Repeat the data that follows, word for word, without the images.

### AVAILABLE DATA

* BEGIN *

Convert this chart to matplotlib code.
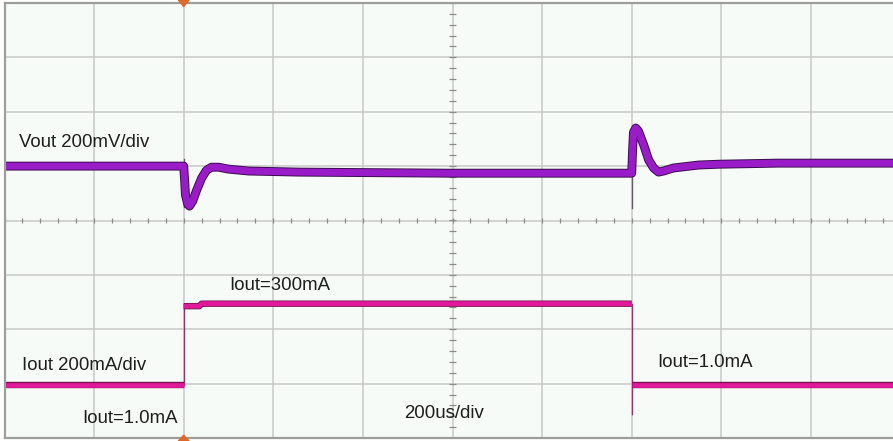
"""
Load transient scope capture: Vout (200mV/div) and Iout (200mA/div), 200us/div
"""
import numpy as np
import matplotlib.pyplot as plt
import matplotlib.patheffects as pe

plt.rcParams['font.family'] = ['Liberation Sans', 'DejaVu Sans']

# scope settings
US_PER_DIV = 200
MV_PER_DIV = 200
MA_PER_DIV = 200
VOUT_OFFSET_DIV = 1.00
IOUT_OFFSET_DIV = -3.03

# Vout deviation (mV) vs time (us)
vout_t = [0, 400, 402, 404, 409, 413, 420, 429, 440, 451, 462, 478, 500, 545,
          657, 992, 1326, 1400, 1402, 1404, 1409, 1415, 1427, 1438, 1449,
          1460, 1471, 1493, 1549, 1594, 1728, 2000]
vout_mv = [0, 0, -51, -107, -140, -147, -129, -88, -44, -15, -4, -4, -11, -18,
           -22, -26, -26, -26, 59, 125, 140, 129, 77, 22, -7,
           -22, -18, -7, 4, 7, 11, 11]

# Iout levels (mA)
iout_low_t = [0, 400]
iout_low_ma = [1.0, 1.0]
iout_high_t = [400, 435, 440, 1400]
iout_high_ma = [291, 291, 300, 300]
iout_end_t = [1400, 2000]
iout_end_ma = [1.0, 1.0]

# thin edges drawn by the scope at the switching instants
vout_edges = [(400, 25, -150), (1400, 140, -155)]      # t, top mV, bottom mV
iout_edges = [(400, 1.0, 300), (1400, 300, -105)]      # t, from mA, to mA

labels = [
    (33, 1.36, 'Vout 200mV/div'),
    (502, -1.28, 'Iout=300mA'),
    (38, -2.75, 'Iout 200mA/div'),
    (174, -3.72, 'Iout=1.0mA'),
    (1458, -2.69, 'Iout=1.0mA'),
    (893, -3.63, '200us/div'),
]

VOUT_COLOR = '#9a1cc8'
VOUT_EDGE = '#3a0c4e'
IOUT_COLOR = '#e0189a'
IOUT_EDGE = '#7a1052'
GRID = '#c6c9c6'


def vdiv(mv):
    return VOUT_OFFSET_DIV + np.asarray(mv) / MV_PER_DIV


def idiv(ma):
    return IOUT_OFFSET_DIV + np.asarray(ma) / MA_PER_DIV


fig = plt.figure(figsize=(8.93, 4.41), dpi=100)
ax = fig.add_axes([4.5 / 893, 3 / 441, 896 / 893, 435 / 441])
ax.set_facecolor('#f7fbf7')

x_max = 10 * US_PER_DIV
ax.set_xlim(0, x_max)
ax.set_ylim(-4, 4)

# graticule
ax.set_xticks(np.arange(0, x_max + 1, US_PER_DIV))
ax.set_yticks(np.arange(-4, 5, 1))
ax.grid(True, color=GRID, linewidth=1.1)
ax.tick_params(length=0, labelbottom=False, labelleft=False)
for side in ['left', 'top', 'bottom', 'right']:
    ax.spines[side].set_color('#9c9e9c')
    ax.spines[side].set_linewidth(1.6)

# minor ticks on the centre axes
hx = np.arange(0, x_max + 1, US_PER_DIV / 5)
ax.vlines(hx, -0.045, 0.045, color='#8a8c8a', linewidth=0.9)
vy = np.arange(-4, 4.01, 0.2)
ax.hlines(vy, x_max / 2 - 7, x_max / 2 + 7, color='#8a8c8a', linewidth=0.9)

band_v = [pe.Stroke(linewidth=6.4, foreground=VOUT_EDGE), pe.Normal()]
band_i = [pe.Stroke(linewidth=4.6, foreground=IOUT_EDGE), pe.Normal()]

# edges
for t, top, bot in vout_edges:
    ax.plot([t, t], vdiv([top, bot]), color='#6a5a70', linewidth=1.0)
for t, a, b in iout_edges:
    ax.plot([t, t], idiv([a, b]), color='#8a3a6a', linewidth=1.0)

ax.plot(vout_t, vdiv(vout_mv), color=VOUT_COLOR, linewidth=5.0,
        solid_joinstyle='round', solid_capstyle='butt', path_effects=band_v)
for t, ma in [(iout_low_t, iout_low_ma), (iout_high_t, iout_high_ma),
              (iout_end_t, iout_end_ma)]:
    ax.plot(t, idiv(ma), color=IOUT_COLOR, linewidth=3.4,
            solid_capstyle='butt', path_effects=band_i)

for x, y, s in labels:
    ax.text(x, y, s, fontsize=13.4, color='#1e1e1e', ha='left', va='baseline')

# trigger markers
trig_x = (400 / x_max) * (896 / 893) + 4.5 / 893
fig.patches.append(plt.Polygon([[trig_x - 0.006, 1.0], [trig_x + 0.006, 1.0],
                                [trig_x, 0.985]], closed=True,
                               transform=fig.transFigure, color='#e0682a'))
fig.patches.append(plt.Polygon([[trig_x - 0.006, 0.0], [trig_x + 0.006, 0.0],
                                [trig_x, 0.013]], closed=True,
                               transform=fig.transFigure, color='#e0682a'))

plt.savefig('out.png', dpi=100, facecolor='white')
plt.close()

* END *

### OUTPUT
Convert this chart to matplotlib code.
"""
Load transient scope capture: Vout (200mV/div) and Iout (200mA/div), 200us/div
"""
import numpy as np
import matplotlib.pyplot as plt
import matplotlib.patheffects as pe

plt.rcParams['font.family'] = ['Liberation Sans', 'DejaVu Sans']

# scope settings
US_PER_DIV = 200
MV_PER_DIV = 200
MA_PER_DIV = 200
VOUT_OFFSET_DIV = 1.00
IOUT_OFFSET_DIV = -3.03

# Vout deviation (mV) vs time (us)
vout_t = [0, 400, 402, 404, 409, 413, 420, 429, 440, 451, 462, 478, 500, 545,
          657, 992, 1326, 1400, 1402, 1404, 1409, 1415, 1427, 1438, 1449,
          1460, 1471, 1493, 1549, 1594, 1728, 2000]
vout_mv = [0, 0, -51, -107, -140, -147, -129, -88, -44, -15, -4, -4, -11, -18,
           -22, -26, -26, -26, 59, 125, 140, 129, 77, 22, -7,
           -22, -18, -7, 4, 7, 11, 11]

# Iout levels (mA)
iout_low_t = [0, 400]
iout_low_ma = [1.0, 1.0]
iout_high_t = [400, 435, 440, 1400]
iout_high_ma = [291, 291, 300, 300]
iout_end_t = [1400, 2000]
iout_end_ma = [1.0, 1.0]

# thin edges drawn by the scope at the switching instants
vout_edges = [(400, 25, -150), (1400, 140, -155)]      # t, top mV, bottom mV
iout_edges = [(400, 1.0, 300), (1400, 300, -105)]      # t, from mA, to mA

labels = [
    (33, 1.36, 'Vout 200mV/div'),
    (502, -1.28, 'Iout=300mA'),
    (38, -2.75, 'Iout 200mA/div'),
    (174, -3.72, 'Iout=1.0mA'),
    (1458, -2.69, 'Iout=1.0mA'),
    (893, -3.63, '200us/div'),
]

VOUT_COLOR = '#9a1cc8'
VOUT_EDGE = '#3a0c4e'
IOUT_COLOR = '#e0189a'
IOUT_EDGE = '#7a1052'
GRID = '#c6c9c6'


def vdiv(mv):
    return VOUT_OFFSET_DIV + np.asarray(mv) / MV_PER_DIV


def idiv(ma):
    return IOUT_OFFSET_DIV + np.asarray(ma) / MA_PER_DIV


fig = plt.figure(figsize=(8.93, 4.41), dpi=100)
ax = fig.add_axes([4.5 / 893, 3 / 441, 896 / 893, 435 / 441])
ax.set_facecolor('#f7fbf7')

x_max = 10 * US_PER_DIV
ax.set_xlim(0, x_max)
ax.set_ylim(-4, 4)

# graticule
ax.set_xticks(np.arange(0, x_max + 1, US_PER_DIV))
ax.set_yticks(np.arange(-4, 5, 1))
ax.grid(True, color=GRID, linewidth=1.1)
ax.tick_params(length=0, labelbottom=False, labelleft=False)
for side in ['left', 'top', 'bottom', 'right']:
    ax.spines[side].set_color('#9c9e9c')
    ax.spines[side].set_linewidth(1.6)

# minor ticks on the centre axes
hx = np.arange(0, x_max + 1, US_PER_DIV / 5)
ax.vlines(hx, -0.045, 0.045, color='#8a8c8a', linewidth=0.9)
vy = np.arange(-4, 4.01, 0.2)
ax.hlines(vy, x_max / 2 - 7, x_max / 2 + 7, color='#8a8c8a', linewidth=0.9)

band_v = [pe.Stroke(linewidth=6.4, foreground=VOUT_EDGE), pe.Normal()]
band_i = [pe.Stroke(linewidth=4.6, foreground=IOUT_EDGE), pe.Normal()]

# edges
for t, top, bot in vout_edges:
    ax.plot([t, t], vdiv([top, bot]), color='#6a5a70', linewidth=1.0)
for t, a, b in iout_edges:
    ax.plot([t, t], idiv([a, b]), color='#8a3a6a', linewidth=1.0)

ax.plot(vout_t, vdiv(vout_mv), color=VOUT_COLOR, linewidth=5.0,
        solid_joinstyle='round', solid_capstyle='butt', path_effects=band_v)
for t, ma in [(iout_low_t, iout_low_ma), (iout_high_t, iout_high_ma),
              (iout_end_t, iout_end_ma)]:
    ax.plot(t, idiv(ma), color=IOUT_COLOR, linewidth=3.4,
            solid_capstyle='butt', path_effects=band_i)

for x, y, s in labels:
    ax.text(x, y, s, fontsize=13.4, color='#1e1e1e', ha='left', va='baseline')

# trigger markers
trig_x = (400 / x_max) * (896 / 893) + 4.5 / 893
fig.patches.append(plt.Polygon([[trig_x - 0.006, 1.0], [trig_x + 0.006, 1.0],
                                [trig_x, 0.985]], closed=True,
                               transform=fig.transFigure, color='#e0682a'))
fig.patches.append(plt.Polygon([[trig_x - 0.006, 0.0], [trig_x + 0.006, 0.0],
                                [trig_x, 0.013]], closed=True,
                               transform=fig.transFigure, color='#e0682a'))

plt.savefig('out.png', dpi=100, facecolor='white')
plt.close()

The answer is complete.